### OBJECTIVE
In the material below, count the lines with the word "this" and state that number only.

Charts and diagrams as code
::::::::::
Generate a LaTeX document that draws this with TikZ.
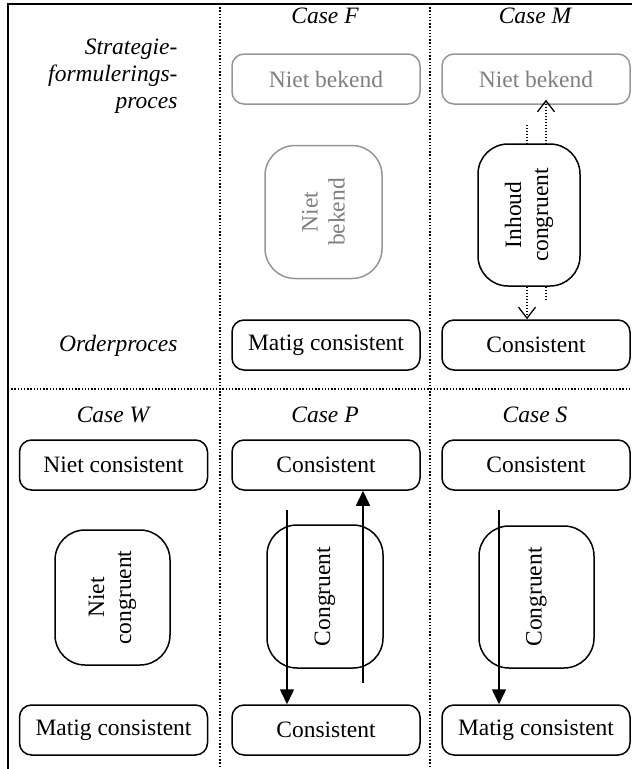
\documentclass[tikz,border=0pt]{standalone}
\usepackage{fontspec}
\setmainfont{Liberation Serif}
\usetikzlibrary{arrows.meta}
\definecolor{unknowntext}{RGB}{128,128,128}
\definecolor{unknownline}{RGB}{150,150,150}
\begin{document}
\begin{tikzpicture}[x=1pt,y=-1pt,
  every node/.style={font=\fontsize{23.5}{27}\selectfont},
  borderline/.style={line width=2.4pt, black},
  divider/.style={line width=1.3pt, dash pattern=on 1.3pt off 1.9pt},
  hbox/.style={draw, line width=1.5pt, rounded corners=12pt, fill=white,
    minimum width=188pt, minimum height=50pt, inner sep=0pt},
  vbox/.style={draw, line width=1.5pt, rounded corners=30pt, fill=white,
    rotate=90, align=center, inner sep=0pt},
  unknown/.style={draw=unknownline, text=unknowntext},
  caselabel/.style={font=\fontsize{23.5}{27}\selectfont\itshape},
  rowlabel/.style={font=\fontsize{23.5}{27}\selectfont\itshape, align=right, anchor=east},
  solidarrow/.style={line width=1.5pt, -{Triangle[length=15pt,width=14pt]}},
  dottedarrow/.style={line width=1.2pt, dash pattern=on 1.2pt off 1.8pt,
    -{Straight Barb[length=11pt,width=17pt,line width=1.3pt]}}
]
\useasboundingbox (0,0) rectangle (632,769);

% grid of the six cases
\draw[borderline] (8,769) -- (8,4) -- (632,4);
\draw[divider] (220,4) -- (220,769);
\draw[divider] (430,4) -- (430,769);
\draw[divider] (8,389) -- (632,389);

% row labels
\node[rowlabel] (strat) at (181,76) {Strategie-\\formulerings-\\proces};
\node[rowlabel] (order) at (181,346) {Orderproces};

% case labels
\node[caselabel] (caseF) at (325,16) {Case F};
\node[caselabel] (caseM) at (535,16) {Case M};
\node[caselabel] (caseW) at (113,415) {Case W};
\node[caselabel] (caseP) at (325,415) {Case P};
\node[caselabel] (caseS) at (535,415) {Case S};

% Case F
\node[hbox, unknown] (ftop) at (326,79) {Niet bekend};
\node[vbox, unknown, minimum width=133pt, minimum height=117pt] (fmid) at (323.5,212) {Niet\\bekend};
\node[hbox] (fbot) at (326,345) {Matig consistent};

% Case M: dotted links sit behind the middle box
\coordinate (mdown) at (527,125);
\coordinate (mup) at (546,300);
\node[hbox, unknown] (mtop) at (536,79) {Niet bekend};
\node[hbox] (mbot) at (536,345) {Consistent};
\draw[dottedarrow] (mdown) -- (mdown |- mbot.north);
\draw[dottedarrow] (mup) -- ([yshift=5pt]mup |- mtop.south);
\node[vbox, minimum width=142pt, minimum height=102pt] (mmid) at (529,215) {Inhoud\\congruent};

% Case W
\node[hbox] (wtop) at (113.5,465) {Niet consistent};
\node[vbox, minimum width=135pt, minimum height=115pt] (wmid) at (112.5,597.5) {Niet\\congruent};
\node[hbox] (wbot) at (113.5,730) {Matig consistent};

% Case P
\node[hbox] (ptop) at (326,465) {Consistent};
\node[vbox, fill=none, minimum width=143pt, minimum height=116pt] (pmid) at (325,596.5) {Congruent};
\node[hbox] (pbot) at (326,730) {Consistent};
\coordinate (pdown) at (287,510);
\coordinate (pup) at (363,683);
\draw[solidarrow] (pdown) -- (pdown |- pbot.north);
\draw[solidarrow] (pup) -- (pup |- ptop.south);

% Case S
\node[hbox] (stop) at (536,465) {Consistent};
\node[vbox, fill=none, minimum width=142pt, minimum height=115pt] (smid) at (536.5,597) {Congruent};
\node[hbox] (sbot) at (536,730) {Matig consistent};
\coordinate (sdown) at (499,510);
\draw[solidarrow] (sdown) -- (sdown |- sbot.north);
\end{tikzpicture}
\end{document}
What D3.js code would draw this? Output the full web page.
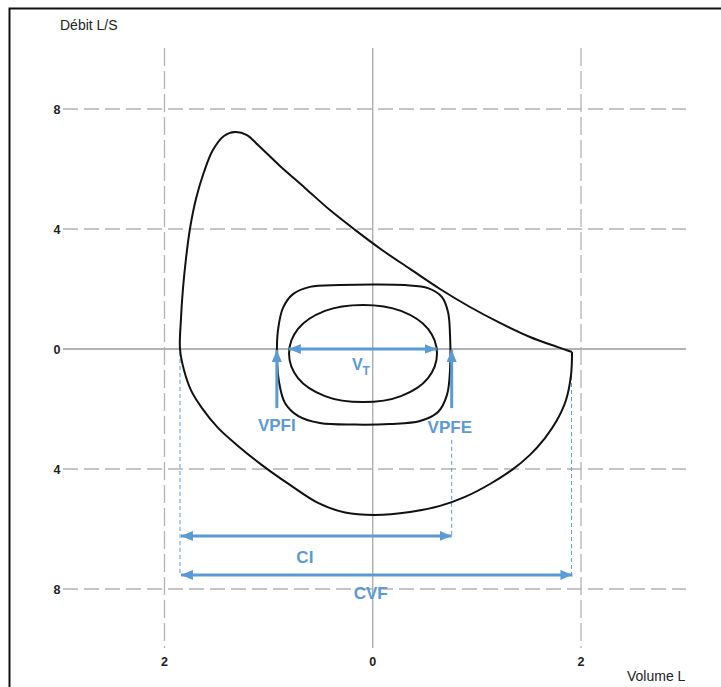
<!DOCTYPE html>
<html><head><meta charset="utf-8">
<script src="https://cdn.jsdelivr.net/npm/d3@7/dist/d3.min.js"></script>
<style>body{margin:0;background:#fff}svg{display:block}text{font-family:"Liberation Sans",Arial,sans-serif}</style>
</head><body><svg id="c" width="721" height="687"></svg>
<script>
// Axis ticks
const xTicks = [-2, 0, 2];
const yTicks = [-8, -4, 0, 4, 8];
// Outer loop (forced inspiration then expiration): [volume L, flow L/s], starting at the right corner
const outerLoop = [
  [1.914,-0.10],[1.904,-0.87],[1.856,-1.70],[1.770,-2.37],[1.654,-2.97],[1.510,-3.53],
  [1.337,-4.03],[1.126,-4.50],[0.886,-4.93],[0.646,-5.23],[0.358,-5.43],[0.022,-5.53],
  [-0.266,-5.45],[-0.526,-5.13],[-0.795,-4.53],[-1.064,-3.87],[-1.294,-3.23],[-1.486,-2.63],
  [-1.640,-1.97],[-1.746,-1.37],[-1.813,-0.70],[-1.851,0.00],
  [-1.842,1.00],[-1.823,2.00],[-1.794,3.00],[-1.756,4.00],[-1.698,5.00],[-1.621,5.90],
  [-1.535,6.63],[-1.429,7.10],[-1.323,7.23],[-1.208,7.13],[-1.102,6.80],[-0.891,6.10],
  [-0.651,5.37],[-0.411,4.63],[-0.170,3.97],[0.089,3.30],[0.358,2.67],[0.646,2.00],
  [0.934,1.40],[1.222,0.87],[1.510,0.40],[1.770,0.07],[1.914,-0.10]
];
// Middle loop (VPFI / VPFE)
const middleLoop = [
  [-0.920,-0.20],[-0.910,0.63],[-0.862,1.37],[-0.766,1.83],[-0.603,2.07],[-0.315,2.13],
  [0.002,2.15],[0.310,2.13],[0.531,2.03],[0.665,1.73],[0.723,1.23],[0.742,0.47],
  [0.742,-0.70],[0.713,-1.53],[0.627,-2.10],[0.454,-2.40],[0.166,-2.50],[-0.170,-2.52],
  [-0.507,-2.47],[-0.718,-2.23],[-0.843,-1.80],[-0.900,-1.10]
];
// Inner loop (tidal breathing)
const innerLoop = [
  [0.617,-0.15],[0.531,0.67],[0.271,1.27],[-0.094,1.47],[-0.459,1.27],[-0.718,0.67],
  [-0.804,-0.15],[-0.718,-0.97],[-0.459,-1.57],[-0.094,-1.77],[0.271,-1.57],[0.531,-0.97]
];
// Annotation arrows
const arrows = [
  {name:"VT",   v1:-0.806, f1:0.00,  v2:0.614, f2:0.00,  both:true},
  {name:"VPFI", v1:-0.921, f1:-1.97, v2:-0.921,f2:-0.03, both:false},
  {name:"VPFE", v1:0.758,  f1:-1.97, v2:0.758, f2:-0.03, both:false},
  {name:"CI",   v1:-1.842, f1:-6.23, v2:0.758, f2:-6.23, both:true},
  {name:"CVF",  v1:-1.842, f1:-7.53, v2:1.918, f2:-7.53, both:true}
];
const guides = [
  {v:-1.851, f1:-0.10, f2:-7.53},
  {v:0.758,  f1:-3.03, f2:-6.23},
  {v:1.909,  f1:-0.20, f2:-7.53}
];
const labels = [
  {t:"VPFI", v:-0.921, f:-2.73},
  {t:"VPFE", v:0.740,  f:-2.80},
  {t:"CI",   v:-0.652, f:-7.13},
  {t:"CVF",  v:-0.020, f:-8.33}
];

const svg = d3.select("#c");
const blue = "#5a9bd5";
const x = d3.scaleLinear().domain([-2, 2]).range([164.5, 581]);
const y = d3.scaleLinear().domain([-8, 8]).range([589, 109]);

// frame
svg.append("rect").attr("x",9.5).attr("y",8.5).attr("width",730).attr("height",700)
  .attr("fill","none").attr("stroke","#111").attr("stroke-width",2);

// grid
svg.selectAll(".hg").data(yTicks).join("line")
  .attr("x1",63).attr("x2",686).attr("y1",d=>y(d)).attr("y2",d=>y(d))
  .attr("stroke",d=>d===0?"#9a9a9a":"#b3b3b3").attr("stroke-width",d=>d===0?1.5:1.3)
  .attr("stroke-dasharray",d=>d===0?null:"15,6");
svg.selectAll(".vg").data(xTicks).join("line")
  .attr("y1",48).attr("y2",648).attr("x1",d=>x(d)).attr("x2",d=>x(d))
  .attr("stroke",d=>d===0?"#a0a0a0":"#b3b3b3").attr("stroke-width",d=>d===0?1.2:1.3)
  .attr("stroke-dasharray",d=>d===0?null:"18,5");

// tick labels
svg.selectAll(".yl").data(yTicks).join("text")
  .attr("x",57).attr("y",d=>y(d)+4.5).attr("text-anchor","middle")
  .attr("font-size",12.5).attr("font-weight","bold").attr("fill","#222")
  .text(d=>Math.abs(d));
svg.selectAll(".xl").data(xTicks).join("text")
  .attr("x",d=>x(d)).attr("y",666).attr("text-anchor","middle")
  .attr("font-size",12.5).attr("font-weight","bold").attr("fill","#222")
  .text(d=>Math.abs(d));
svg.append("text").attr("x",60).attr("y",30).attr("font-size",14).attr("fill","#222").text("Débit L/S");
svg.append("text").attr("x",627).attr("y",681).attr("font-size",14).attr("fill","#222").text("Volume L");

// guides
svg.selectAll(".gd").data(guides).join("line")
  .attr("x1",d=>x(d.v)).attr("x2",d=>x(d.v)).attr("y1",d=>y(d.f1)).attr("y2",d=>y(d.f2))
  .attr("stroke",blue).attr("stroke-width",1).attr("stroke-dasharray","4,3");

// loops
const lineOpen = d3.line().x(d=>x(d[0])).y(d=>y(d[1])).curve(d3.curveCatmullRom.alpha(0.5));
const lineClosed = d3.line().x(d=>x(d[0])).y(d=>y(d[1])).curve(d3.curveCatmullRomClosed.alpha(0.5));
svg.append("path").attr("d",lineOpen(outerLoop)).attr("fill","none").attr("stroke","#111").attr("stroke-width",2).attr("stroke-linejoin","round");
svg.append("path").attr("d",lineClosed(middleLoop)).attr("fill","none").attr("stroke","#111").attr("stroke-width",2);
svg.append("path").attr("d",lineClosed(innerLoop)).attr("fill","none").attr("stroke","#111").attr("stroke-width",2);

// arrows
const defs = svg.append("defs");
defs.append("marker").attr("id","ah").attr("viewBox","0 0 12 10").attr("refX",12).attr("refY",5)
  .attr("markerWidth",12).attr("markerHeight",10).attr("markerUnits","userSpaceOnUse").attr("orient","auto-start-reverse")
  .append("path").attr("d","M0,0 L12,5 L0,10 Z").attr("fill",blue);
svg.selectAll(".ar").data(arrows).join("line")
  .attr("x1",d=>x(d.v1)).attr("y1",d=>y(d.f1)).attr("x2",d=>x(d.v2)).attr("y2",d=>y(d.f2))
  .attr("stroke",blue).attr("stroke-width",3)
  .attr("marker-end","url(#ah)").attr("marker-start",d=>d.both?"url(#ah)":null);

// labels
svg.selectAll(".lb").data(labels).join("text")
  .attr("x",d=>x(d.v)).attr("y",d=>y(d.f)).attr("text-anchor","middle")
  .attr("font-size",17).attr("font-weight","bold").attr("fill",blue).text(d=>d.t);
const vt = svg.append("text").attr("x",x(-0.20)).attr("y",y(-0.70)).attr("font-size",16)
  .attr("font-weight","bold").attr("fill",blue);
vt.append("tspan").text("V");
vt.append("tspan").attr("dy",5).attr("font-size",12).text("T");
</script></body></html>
::::::::::
### SOLUTION
2